Friday, May 13, 2011

{FREEDOM}

Katie... married her college sweetheart, and together they continue in youth ministry. Last year they left her hometown and moved with their two daughters to Southern Oregon to start a young adult ministry at Table Rock Fellowship.







The past year feels like a mountain. I’ve been slowing scaling it, step after step, with my husband and my side, my kids in tow. I wont go into the details of all that has happened, because most of you know and the rest of you don’t want to know. It’s been the hardest climb of my life. We're climbing this mountain because it’s the path we’ve chosen. It’s what we know is right. And it hasn’t been easy. It’s been full of ravines that we have managed to climb out of, and full of cliffs that we have managed NOT to fall off of.

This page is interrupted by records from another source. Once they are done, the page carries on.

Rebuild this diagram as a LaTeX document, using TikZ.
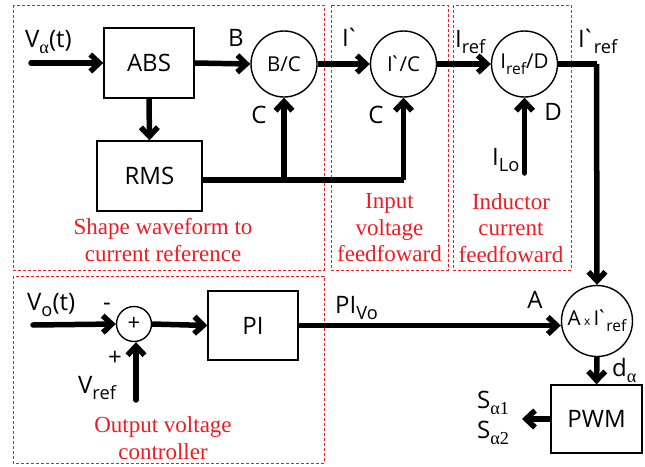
\documentclass[tikz,border=0pt]{standalone}
\usepackage{fontspec}
\setmainfont{Open Sans}[Ligatures=TeXOff]
\newfontfamily\serif{Liberation Serif}
\usetikzlibrary{arrows.meta}
\definecolor{dred}{RGB}{237,28,36}
\newcommand\subs[1]{\raisebox{-0.28em}{\scalebox{0.76}{#1}}}
\newcommand\grv{\kern-3.5pt`\kern-1.5pt}
\begin{document}
\begin{tikzpicture}[x=1pt,y=-1pt,
  blk/.style={draw,line width=1.4pt,inner sep=0,font=\fontsize{24}{28}\selectfont},
  circ/.style={draw,circle,line width=1.4pt,inner sep=0,font=\fontsize{20.5}{24}\selectfont},
  lab/.style={inner sep=0,font=\fontsize{24}{28}\selectfont},
  note/.style={inner sep=0,text=dred,align=center,font=\serif\fontsize{23}{26.5}\selectfont},
  zone/.style={draw=dred,line width=0.8pt,dash pattern=on 3pt off 2pt},
  conn/.style={line width=5.5pt,-{Straight Barb[length=9pt,width=17pt]}},
  wire/.style={line width=5.5pt}]
\useasboundingbox (0,0) rectangle (645,466);
% zones
\draw[zone] (13,5) rectangle (324,270);
\draw[zone] (331,5) rectangle (448,270);
\draw[zone] (453,5) rectangle (571,270);
\draw[zone] (13,276) rectangle (324,463);
% blocks
\node[blk,minimum width=90pt,minimum height=70pt] (abs) at (149,63) {ABS};
\node[blk,minimum width=105pt,minimum height=70pt] (rms) at (149.5,176) {RMS};
\node[blk,minimum width=90pt,minimum height=69pt] (pi) at (253,325.5) {PI};
\node[blk,minimum width=91pt,minimum height=68pt] (pwm) at (596.5,419) {PWM};
\node[circ,minimum size=66pt] (bc) at (284,64) {B/C};
\node[circ,minimum size=66pt] (ic) at (403.5,64) {I\grv/C};
\node[circ,minimum size=66pt] (ird) at (524.5,64) {I\subs{ref}/D};
\node[circ,minimum size=71pt] (axi) at (597,321) {A\,{\fontsize{12}{12}\selectfont x}\,I\grv\subs{ref}};
\node[circ,minimum size=35pt,font=\fontsize{22}{22}\selectfont] (sum) at (134,324) {+};
% free ends
\coordinate (vin) at (31,63);
\coordinate (vo) at (33,325);
\coordinate (vref) at (136,400);
\coordinate (ilo) at (524.5,173);
\coordinate (sout) at (522,419);
\coordinate (j1) at (284,180);
\coordinate (j2) at (403.5,180);
\coordinate (j3) at (596.5,64);
% connectors
\draw[conn,line cap=round] (vin) -- (abs.west);
\draw[conn] (abs.east) -- (bc.west);
\draw[conn] (abs.south) -- (rms.north);
\draw[wire] ([yshift=-4pt]rms.east) -- (j2);
\draw[conn] (j2) -- (ic.south);
\draw[conn] (j1) -- (bc.south);
\draw[conn] (bc.east) -- (ic.west);
\draw[conn] (ic.east) -- (ird.west);
\draw[conn,line cap=round] (ilo) -- (ird.south);
\draw[wire] (ird.east) -- (j3);
\draw[conn] (j3) -- (axi.north);
\draw[conn,line cap=round] (vo) -- (sum.west);
\draw[conn,line cap=round] (vref) -- (vref |- sum.south);
\draw[conn] (sum.east) -- (pi.west);
\draw[conn] (pi.east) -- (pi.east -| axi.west);
\draw[conn] (axi.south) -- (pwm.north);
\draw[conn] (pwm.west) -- (sout);
% labels
\node[lab,anchor=base west] (lva) at (25,47) {V\subs{\serif α}(t)};
\node[lab,anchor=base] (lb) at (236,46) {B};
\node[lab,anchor=base] (lc1) at (259,123) {C};
\node[lab,anchor=base west] (li) at (342,46) {I\grv};
\node[lab,anchor=base] (lc2) at (376,123) {C};
\node[lab,anchor=base west] (liref) at (455,47) {I\subs{ref}};
\node[lab,anchor=base west] (lirefp) at (578,47) {I\grv\subs{ref}};
\node[lab,anchor=base] (ld) at (553,120) {D};
\node[lab,anchor=base west] (lilo) at (492,165) {I\subs{Lo}};
\node[lab,anchor=base west] (lvo) at (27,310) {V\subs{o}(t)};
\node[lab] (lminus) at (107,307) {-};
\node[lab] (lplus) at (115,358) {+};
\node[lab,anchor=base west] (lvref) at (78,393) {V\subs{ref}};
\node[lab,anchor=base west] (lpivo) at (335,313) {PI\subs{Vo}};
\node[lab,anchor=base] (la) at (535,308) {A};
\node[lab,anchor=base west] (lda) at (612,376) {d\subs{\serif α}};
\node[lab,anchor=base west] (ls1) at (477,408) {S\subs{\serif α1}};
\node[lab,anchor=base west] (ls2) at (477,438) {S\subs{\serif α2}};
% notes
\node[note] (n1) at (163,240) {Shape waveform to\\current reference};
\node[note] (n2) at (389.5,228) {Input\\voltage\\feedfoward};
\node[note] (n3) at (511,228) {Inductor\\current\\feedfoward};
\node[note] (n4) at (163,438) {Output voltage\\controller};
\end{tikzpicture}
\end{document}
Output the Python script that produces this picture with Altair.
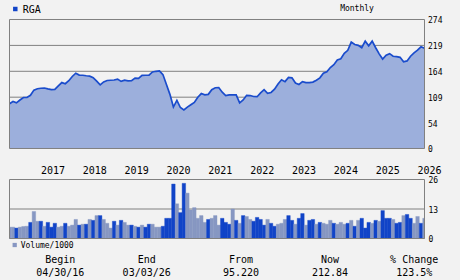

I could spend all my time looking back down the mountain. I can see it all if I look behind. I can see the place where I was when I got the first phone call. I can see the pile of stones I sat upon when mom passed away. I can see the places my family collapsed to rest. Further up still, the places I stood when other news came my way. More phone calls, more conversations, more stabs in my heart. If I let myself, I could crawl into those memories and just let them darken my soul.



Or I could look up and take in everything else I can see from way up here. When I see the light of the sun on my children’s faces, I feel my heart lighten. When I lean against my husband’s arm and breathe deep of the air up here, clean and clear, I feel my burden lessen. When I look up, I see beauty.



I’m not just surviving anymore. I’m thriving. I’m growing. My family with me. It’s up to me really, how I react to these things that continue to happen. Because life is messy. Because people are messy. And things look even messier when I look down, when I focus on all that has happened, all that has been done to me. But, when I lift my eyes up to the mountains, to the sunrise, to the horizon, from this high place on which God has brought me . . . I see where my help comes from. I see how far I have come. I see how far He wants to take me.



And I can keep going. Not just dragging, but running. Leaping. Climbing vigorously. Celebrating. Suddenly, the climb is not about all that I’m leaving behind, but about all that I am going towards. I get stronger as I climb. As I look up. Those glances back are healthy. They are healing. As long as I look forward again when I’m done.



So hand in hand we walk, my family and I. Climbing upward. I’ll remember everything from this time. My husband will as well. We’ll treasure these things in our heart. I don’t know how much my kids will remember from this time. I hope they don’t remember the meltdowns I had. I hope they wont remember just the pain of loss and change, but how we got through it. How we tried to keep our focus on what was true, and pure, and good, and hopeful. That God never changes. I hope they’ll remember this when their own climb gets hard someday.



But for now, I hope we all learn to enjoy the view. That we learn to play, leaping from rock to rock instead of complaining about the hurdles. That we get stronger from this time, because it wont always be this way. Someday we’ll get to soar. And I want to be ready for that when it comes.